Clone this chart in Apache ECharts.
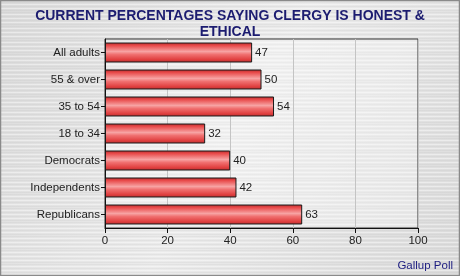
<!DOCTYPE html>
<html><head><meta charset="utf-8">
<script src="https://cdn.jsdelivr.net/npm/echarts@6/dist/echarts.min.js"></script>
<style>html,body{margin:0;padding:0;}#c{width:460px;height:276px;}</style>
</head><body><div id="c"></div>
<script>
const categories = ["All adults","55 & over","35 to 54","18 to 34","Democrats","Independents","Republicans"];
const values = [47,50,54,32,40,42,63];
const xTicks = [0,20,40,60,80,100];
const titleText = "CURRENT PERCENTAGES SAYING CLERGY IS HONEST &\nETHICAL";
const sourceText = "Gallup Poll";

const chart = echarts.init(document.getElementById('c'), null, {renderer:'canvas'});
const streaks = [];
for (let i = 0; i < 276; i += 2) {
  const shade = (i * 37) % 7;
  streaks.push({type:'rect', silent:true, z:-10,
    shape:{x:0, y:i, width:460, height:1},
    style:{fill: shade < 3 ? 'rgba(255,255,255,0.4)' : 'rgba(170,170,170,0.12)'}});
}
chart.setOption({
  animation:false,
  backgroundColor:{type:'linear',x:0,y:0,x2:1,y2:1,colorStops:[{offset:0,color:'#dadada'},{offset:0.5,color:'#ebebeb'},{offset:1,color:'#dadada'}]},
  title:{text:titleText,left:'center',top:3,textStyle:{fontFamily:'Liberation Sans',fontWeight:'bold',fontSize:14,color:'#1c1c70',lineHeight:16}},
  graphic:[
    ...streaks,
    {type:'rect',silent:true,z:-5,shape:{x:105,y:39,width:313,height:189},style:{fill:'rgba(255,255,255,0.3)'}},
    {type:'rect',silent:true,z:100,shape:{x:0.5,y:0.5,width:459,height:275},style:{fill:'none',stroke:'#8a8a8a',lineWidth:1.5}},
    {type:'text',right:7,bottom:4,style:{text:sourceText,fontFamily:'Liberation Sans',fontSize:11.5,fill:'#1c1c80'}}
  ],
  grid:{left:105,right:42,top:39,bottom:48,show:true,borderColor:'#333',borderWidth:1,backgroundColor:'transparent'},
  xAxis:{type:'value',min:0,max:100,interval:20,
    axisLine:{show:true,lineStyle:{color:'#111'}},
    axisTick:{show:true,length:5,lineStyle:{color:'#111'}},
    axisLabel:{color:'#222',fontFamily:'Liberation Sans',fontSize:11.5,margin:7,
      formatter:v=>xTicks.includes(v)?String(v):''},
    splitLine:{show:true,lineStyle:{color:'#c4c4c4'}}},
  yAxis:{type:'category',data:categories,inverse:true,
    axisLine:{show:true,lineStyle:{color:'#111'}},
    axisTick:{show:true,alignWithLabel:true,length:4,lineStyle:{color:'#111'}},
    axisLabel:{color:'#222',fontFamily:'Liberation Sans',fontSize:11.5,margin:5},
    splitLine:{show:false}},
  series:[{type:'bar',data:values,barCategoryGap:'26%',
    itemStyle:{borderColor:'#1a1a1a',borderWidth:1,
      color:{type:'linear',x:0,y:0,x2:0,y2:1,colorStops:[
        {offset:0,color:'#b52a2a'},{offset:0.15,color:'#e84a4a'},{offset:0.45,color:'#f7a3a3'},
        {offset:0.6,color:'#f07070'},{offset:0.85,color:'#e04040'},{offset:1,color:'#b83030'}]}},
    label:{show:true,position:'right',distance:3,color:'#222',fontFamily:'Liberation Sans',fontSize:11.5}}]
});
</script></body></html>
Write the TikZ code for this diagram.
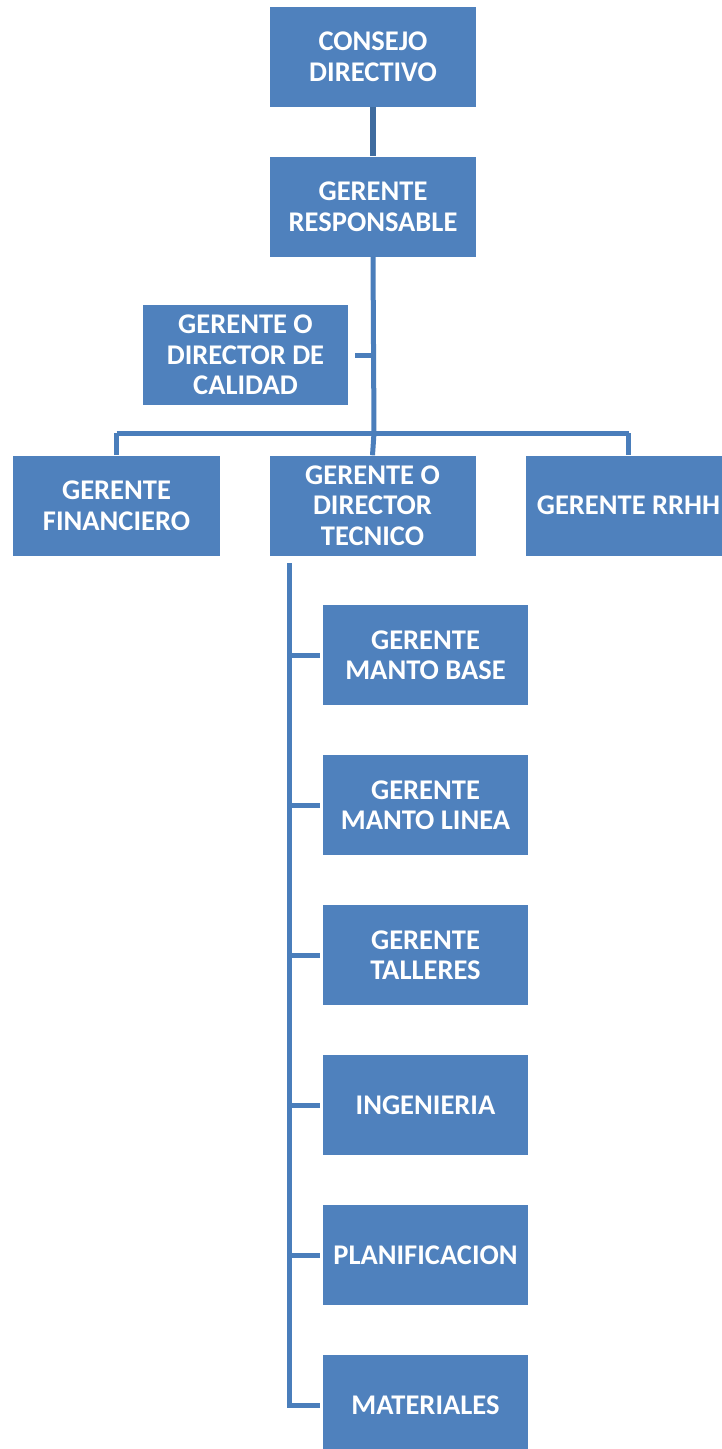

AIM OF THE EXERCISE:
Repeat the data exactly in full, omitting its pictures.

EXERCISE RESPONSE:
Clone this chart in Apache ECharts.
<!DOCTYPE html>
<html><head><meta charset="utf-8">
<script src="https://cdn.jsdelivr.net/npm/echarts@6/dist/echarts.min.js"></script>
<style>html,body{margin:0;padding:0;}#c{width:460px;height:276px;}</style>
</head><body><div id="c"></div>
<script>
const categories = ["All adults","55 & over","35 to 54","18 to 34","Democrats","Independents","Republicans"];
const values = [47,50,54,32,40,42,63];
const xTicks = [0,20,40,60,80,100];
const titleText = "CURRENT PERCENTAGES SAYING CLERGY IS HONEST &\nETHICAL";
const sourceText = "Gallup Poll";

const chart = echarts.init(document.getElementById('c'), null, {renderer:'canvas'});
const streaks = [];
for (let i = 0; i < 276; i += 2) {
  const shade = (i * 37) % 7;
  streaks.push({type:'rect', silent:true, z:-10,
    shape:{x:0, y:i, width:460, height:1},
    style:{fill: shade < 3 ? 'rgba(255,255,255,0.4)' : 'rgba(170,170,170,0.12)'}});
}
chart.setOption({
  animation:false,
  backgroundColor:{type:'linear',x:0,y:0,x2:1,y2:1,colorStops:[{offset:0,color:'#dadada'},{offset:0.5,color:'#ebebeb'},{offset:1,color:'#dadada'}]},
  title:{text:titleText,left:'center',top:3,textStyle:{fontFamily:'Liberation Sans',fontWeight:'bold',fontSize:14,color:'#1c1c70',lineHeight:16}},
  graphic:[
    ...streaks,
    {type:'rect',silent:true,z:-5,shape:{x:105,y:39,width:313,height:189},style:{fill:'rgba(255,255,255,0.3)'}},
    {type:'rect',silent:true,z:100,shape:{x:0.5,y:0.5,width:459,height:275},style:{fill:'none',stroke:'#8a8a8a',lineWidth:1.5}},
    {type:'text',right:7,bottom:4,style:{text:sourceText,fontFamily:'Liberation Sans',fontSize:11.5,fill:'#1c1c80'}}
  ],
  grid:{left:105,right:42,top:39,bottom:48,show:true,borderColor:'#333',borderWidth:1,backgroundColor:'transparent'},
  xAxis:{type:'value',min:0,max:100,interval:20,
    axisLine:{show:true,lineStyle:{color:'#111'}},
    axisTick:{show:true,length:5,lineStyle:{color:'#111'}},
    axisLabel:{color:'#222',fontFamily:'Liberation Sans',fontSize:11.5,margin:7,
      formatter:v=>xTicks.includes(v)?String(v):''},
    splitLine:{show:true,lineStyle:{color:'#c4c4c4'}}},
  yAxis:{type:'category',data:categories,inverse:true,
    axisLine:{show:true,lineStyle:{color:'#111'}},
    axisTick:{show:true,alignWithLabel:true,length:4,lineStyle:{color:'#111'}},
    axisLabel:{color:'#222',fontFamily:'Liberation Sans',fontSize:11.5,margin:5},
    splitLine:{show:false}},
  series:[{type:'bar',data:values,barCategoryGap:'26%',
    itemStyle:{borderColor:'#1a1a1a',borderWidth:1,
      color:{type:'linear',x:0,y:0,x2:0,y2:1,colorStops:[
        {offset:0,color:'#b52a2a'},{offset:0.15,color:'#e84a4a'},{offset:0.45,color:'#f7a3a3'},
        {offset:0.6,color:'#f07070'},{offset:0.85,color:'#e04040'},{offset:1,color:'#b83030'}]}},
    label:{show:true,position:'right',distance:3,color:'#222',fontFamily:'Liberation Sans',fontSize:11.5}}]
});
</script></body></html>
Write the TikZ code for this diagram.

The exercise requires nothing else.